Cálculo de cientistas brasileiros coloca o país como novo epicentro do coronavírus no mundo, à frente dos EUA. Número é 12 vezes superior à contagem oficial, que sofre com subnotificação.
Cemitério em Manaus. País começa a se aproximar da marca de 10 mil mortes por covid-19 |
Um estudo realizado por cientistas brasileiros aponta que o número real de casos de coronavírus pode ser superior a 1,6 milhão. O número é bastante superior à contagem do Ministério da Saúde, que identificou até esta quinta-feira (07/05) 135 mil casos.
Os dados do estudo foram publicados nesta semana no portal Covid-19 Brasil e divulgados nesta quinta-feira pela Agência Fapesp. De acordo com o estudo, o estado de São Paulo pode ter concentrado até o dia 4 de maio pelo menos 526 mil casos. Os dados sugerem que o Brasil pode ser o novo epicentro da doença no mundo, ultrapassando os EUA, país que oficialmente soma mais casos, com 1,25 milhão registros de covid-19.
Até a terça-feira, Brasil tinha realizado apenas 1.597 testes por milhão de habitantes. Os Estados Unidos, por exemplo, conduziram 22.591 testes por milhão de pessoas, segundo a empresa de dados Statista.
"É sabido que existe uma grande subnotificação de casos no Brasil todo, pois só se estão sendo testados os casos graves, de quem vai para os hospitais. Mas de quanto é essa distorção da realidade? A motivação deste estudo é, de alguma forma, contribuir para o planejamento da epidemia, pois com essa subnotificação tremenda só estamos vendo a ponta do iceberg”, diz Domingos Alves, integrante do grupo COVID-19 Brasil, formado por cientistas de mais de dez universidades brasileiras para monitorar a pandemia.
O pesquisador, que também atua como coordenador do Laboratório de Inteligência em Saúde (LIS) da Faculdade de Medicina de Ribeirão Preto, ligada à Universidade de São Paulo (USP), aponta ainda que uma estimativa mais realista do número de casos de coronavírus no país permitiria que governos e população tivessem maior capacidade de planejar medidas de combate à pandemia.
"Para ter uma noção real da dimensão, o ideal seria testagem em massa. Como não temos testes disponíveis para todos, as estimativas podem servir de base para o gerenciamento de medidas de confinamento, necessidade de novos leitos e da abertura de hospitais de campanha”, afirma Alves.
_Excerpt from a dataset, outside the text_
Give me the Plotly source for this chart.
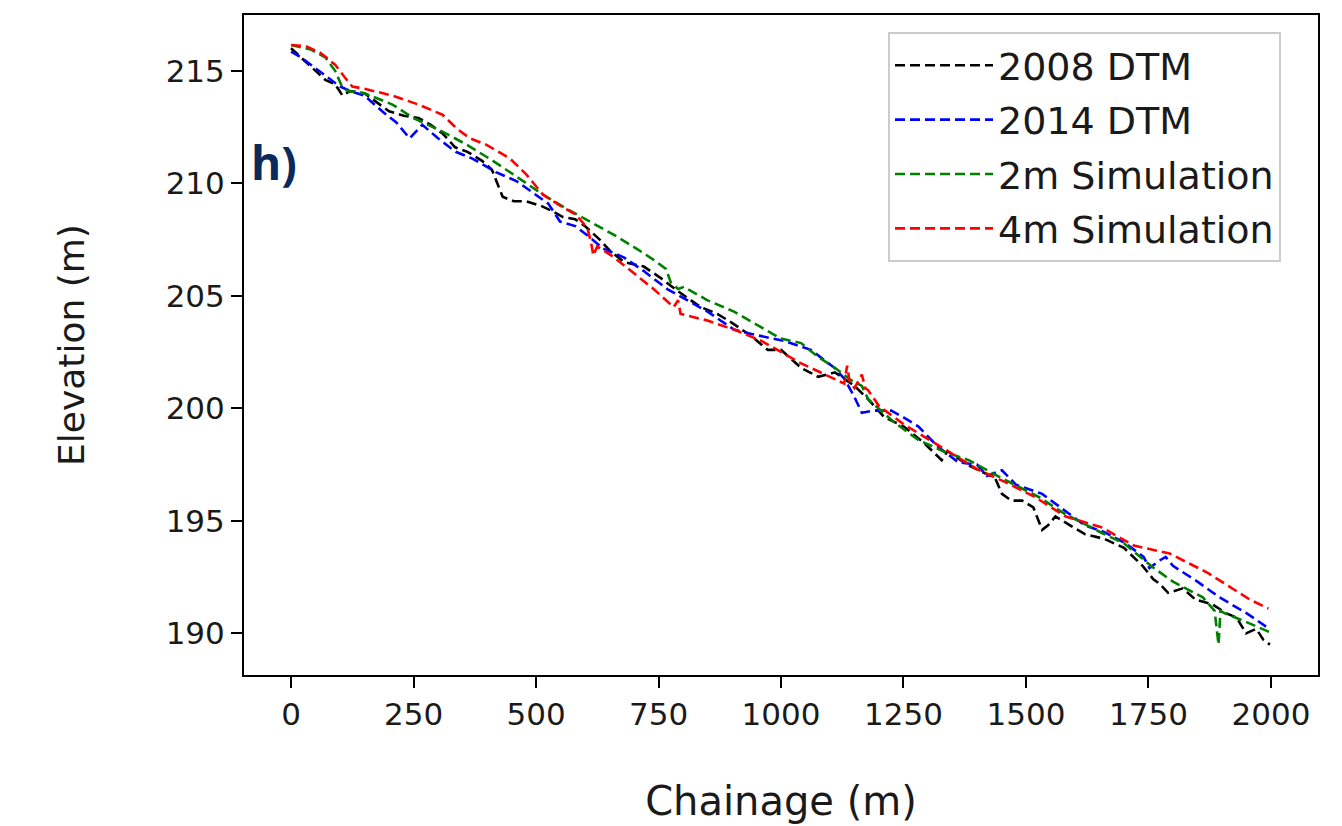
import plotly.graph_objects as go

# ---- data ----
x_2008 = [0, 15, 30, 50, 70, 90, 105, 120, 150, 200, 230, 260, 285, 310, 335, 360, 390, 410, 432, 455,
          480, 510, 530, 555, 580, 600, 630, 651, 680, 720, 754, 790, 836, 870, 900, 940, 973, 1000, 1041, 1076,
          1110, 1150, 1178, 1211, 1250, 1290, 1328, 1340, 1380, 1437, 1451, 1470, 1492, 1515, 1533, 1545, 1560,
          1590, 1621, 1660, 1700, 1738, 1760, 1773, 1790, 1820, 1846, 1880, 1908, 1930, 1949, 1970, 1985, 1998]
y_2008 = [216.0, 215.7, 215.4, 215.0, 214.6, 214.4, 213.9, 214.1, 214.0, 213.2, 213.0, 212.9, 212.6, 212.2,
          211.6, 211.4, 211.0, 210.6, 209.4, 209.2, 209.2, 209.0, 208.8, 208.5, 208.4, 208.1, 207.5, 207.0,
          206.5, 206.3, 205.8, 205.2, 204.5, 204.2, 203.8, 203.2, 202.6, 202.6, 201.8, 201.4, 201.6, 201.0,
          200.4, 199.6, 199.2, 198.5, 197.7, 198.1, 197.5, 196.9, 196.2, 195.9, 195.9, 195.6, 194.6, 194.8,
          195.2, 194.8, 194.4, 194.2, 193.8, 193.0, 192.4, 192.2, 191.8, 192.0, 191.5, 191.3, 190.9, 190.7,
          190.0, 190.2, 189.7, 189.5]

x_2014 = [0, 20, 45, 70, 100, 125, 150, 186, 215, 242, 255, 268, 300, 336, 370, 418, 460, 500, 525, 549,
          580, 610, 637, 680, 720, 768, 800, 850, 904, 940, 1006, 1061, 1109, 1130, 1150, 1165, 1190, 1225,
          1250, 1280, 1320, 1362, 1400, 1420, 1451, 1480, 1533, 1588, 1620, 1660, 1703, 1740, 1752, 1770,
          1785, 1800, 1850, 1895, 1950, 1990]
y_2014 = [215.85, 215.6, 215.2, 214.8, 214.3, 214.07, 213.9, 213.2, 212.7, 212.0, 212.3, 212.6, 212.0,
          211.4, 211.1, 210.5, 210.1, 209.5, 209.1, 208.3, 208.1, 207.6, 207.1, 206.7, 206.1, 205.3, 204.9,
          204.3, 203.5, 203.3, 203.0, 202.6, 201.8, 201.3, 200.5, 199.8, 199.9, 199.9, 199.6, 199.2, 198.3,
          197.6, 197.5, 197.0, 197.25, 196.6, 196.2, 195.3, 194.8, 194.5, 194.0, 193.4, 192.9, 193.2, 193.4,
          193.0, 192.3, 191.6, 190.9, 190.3]

x_2m = [0, 40, 70, 90, 104, 115, 150, 207, 250, 309, 360, 412, 460, 514, 560, 611, 660, 705, 740, 765,
        775, 790, 802, 850, 904, 960, 1000, 1041, 1075, 1110, 1143, 1165, 1178, 1230, 1280, 1330, 1383,
        1450, 1527, 1580, 1656, 1700, 1758, 1800, 1861, 1885, 1893, 1897, 1905, 1950, 1998]
y_2m = [216.15, 215.95, 215.6, 215.0, 214.3, 214.1, 214.0, 213.5, 212.9, 212.3, 211.7, 211.0, 210.3,
        209.5, 208.9, 208.3, 207.7, 207.1, 206.6, 206.2, 205.6, 205.3, 205.4, 204.8, 204.3, 203.6, 203.1,
        202.9, 202.3, 201.8, 201.25, 201.0, 200.4, 199.4, 198.6, 198.1, 197.7, 196.9, 196.05, 195.3, 194.45,
        194.0, 192.95, 192.3, 191.6, 191.0, 189.5, 191.0, 190.9, 190.5, 190.05]

x_4m = [0, 30, 60, 90, 110, 125, 150, 207, 260, 309, 340, 365, 400, 447, 480, 514, 550, 582, 605, 612,
        617, 625, 660, 699, 740, 781, 790, 795, 850, 904, 960, 1041, 1100, 1129, 1135, 1140, 1150, 1165,
        1172, 1178, 1200, 1250, 1314, 1400, 1460, 1519, 1580, 1656, 1720, 1793, 1870, 1957, 1995]
y_4m = [216.15, 216.1, 215.8, 215.27, 214.7, 214.3, 214.2, 213.9, 213.5, 213.05, 212.4, 212.0, 211.7,
        211.1, 210.4, 209.5, 209.0, 208.6, 208.0, 207.4, 206.8, 207.2, 206.7, 206.0, 205.3, 204.5, 204.8,
        204.2, 203.9, 203.5, 203.0, 202.0, 201.4, 201.1, 201.9, 201.2, 200.9, 201.5, 200.9, 200.8, 200.1,
        199.3, 198.45, 197.3, 196.7, 196.05, 195.2, 194.7, 193.9, 193.55, 192.7, 191.5, 191.1]

series = [
    ("2008 DTM", x_2008, y_2008, "black"),
    ("2014 DTM", x_2014, y_2014, "blue"),
    ("2m Simulation", x_2m, y_2m, "green"),
    ("4m Simulation", x_4m, y_4m, "red"),
]

x_ticks = [0, 250, 500, 750, 1000, 1250, 1500, 1750, 2000]
y_ticks = [190, 195, 200, 205, 210, 215]

# page has an 8px body margin; figure sized so the plot lands where the reference has it
W, H = 1334, 818
L, R, T, B = 236, 24, 7, 151
plot_w = W - L - R
plot_h = H - T - B

fig = go.Figure()
for i, (name, xs, ys, col) in enumerate(series):
    fig.add_trace(go.Scatter(
        x=xs, y=ys, mode="lines", name=name, legendgroup=f"g{i}",
        line=dict(color=col, width=2.6, dash="10px,5px"),
    ))

txt = "#1a1a1a"
fig.update_layout(
    width=W, height=H,
    margin=dict(l=L, r=R, t=T, b=B),
    paper_bgcolor="white", plot_bgcolor="white",
    font=dict(family="DejaVu Sans", color=txt),
    showlegend=True,
    legend=dict(
        x=(888 - 8 - L) / plot_w, y=1 - (32 - 8 - T) / plot_h, xanchor="left", yanchor="top",
        bgcolor="white", bordercolor="#cccccc", borderwidth=2,
        font=dict(family="DejaVu Sans", size=38, color=txt),
        tracegroupgap=2, itemwidth=98,
    ),
    xaxis=dict(
        range=[-96, 2096], tickvals=x_ticks, ticktext=[str(v) for v in x_ticks],
        showgrid=False, zeroline=False, showline=True, linecolor="black", linewidth=2,
        mirror=True, ticks="outside", ticklen=11, tickwidth=2, tickcolor="black",
        tickfont=dict(size=31, family="DejaVu Sans", color=txt),
        title=dict(text="Chainage (m)", font=dict(size=40, family="DejaVu Sans", color=txt), standoff=56),
        automargin=False,
    ),
    yaxis=dict(
        range=[188.15, 217.48], tickvals=y_ticks, ticktext=[str(v) for v in y_ticks],
        showgrid=False, zeroline=False, showline=True, linecolor="black", linewidth=2,
        mirror=True, ticks="outside", ticklen=11, tickwidth=2, tickcolor="black",
        tickfont=dict(size=31, family="DejaVu Sans", color=txt),
        title=dict(text="Elevation (m)", font=dict(size=36, family="DejaVu Sans", color=txt), standoff=70),
        automargin=False,
    ),
    annotations=[dict(
        text="<b>h)</b>",
        x=(249 - 8 - L) / plot_w, y=1 - (162 - 8 - T) / plot_h,
        xref="paper", yref="paper", showarrow=False,
        xanchor="left", yanchor="middle",
        font=dict(family="Open Sans", size=46, color="#0b2a5c"),
    )],
)

fig.write_html("out.html")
Para chegar ao número superior ao registro oficial, os pesquisadores se basearam em dados epidemiológicos da Coreia do Sul e ajustaram fatores como pirâmide etária, porcentual de comorbidades e fatores de risco para covid-19 na população brasileira.
"Aparentemente, o número de óbitos é um preditor para o número de casos. Já se sabe que a taxa de letalidade em diferentes países é mais ou menos fixa: 5,8% do total de casos”, diz.
Alves apontou ainda que existe também grande subnotificação dos casos de morte. "Há uma discrepância. Em meio a uma epidemia, pessoas morrem com sintomas de COVID-19, mas permanecem como casos suspeitos, pois não foram e nem serão testados. Em muitas cidades já está acontecendo de as pessoas morrerem em casa, sem receberem nenhum atendimento. É a subnotificação das mortes. Trabalhamos com base apenas nas mortes confirmadas”, completa.
Como há subnotificação até mesmo em relação às mortes, o pesquisador adverte que realidade deve ser ainda mais grave que a estimativa do estudo. "É muito possível que seja 20 vezes pior do que os dados oficiais estão mostrando”, finaliza.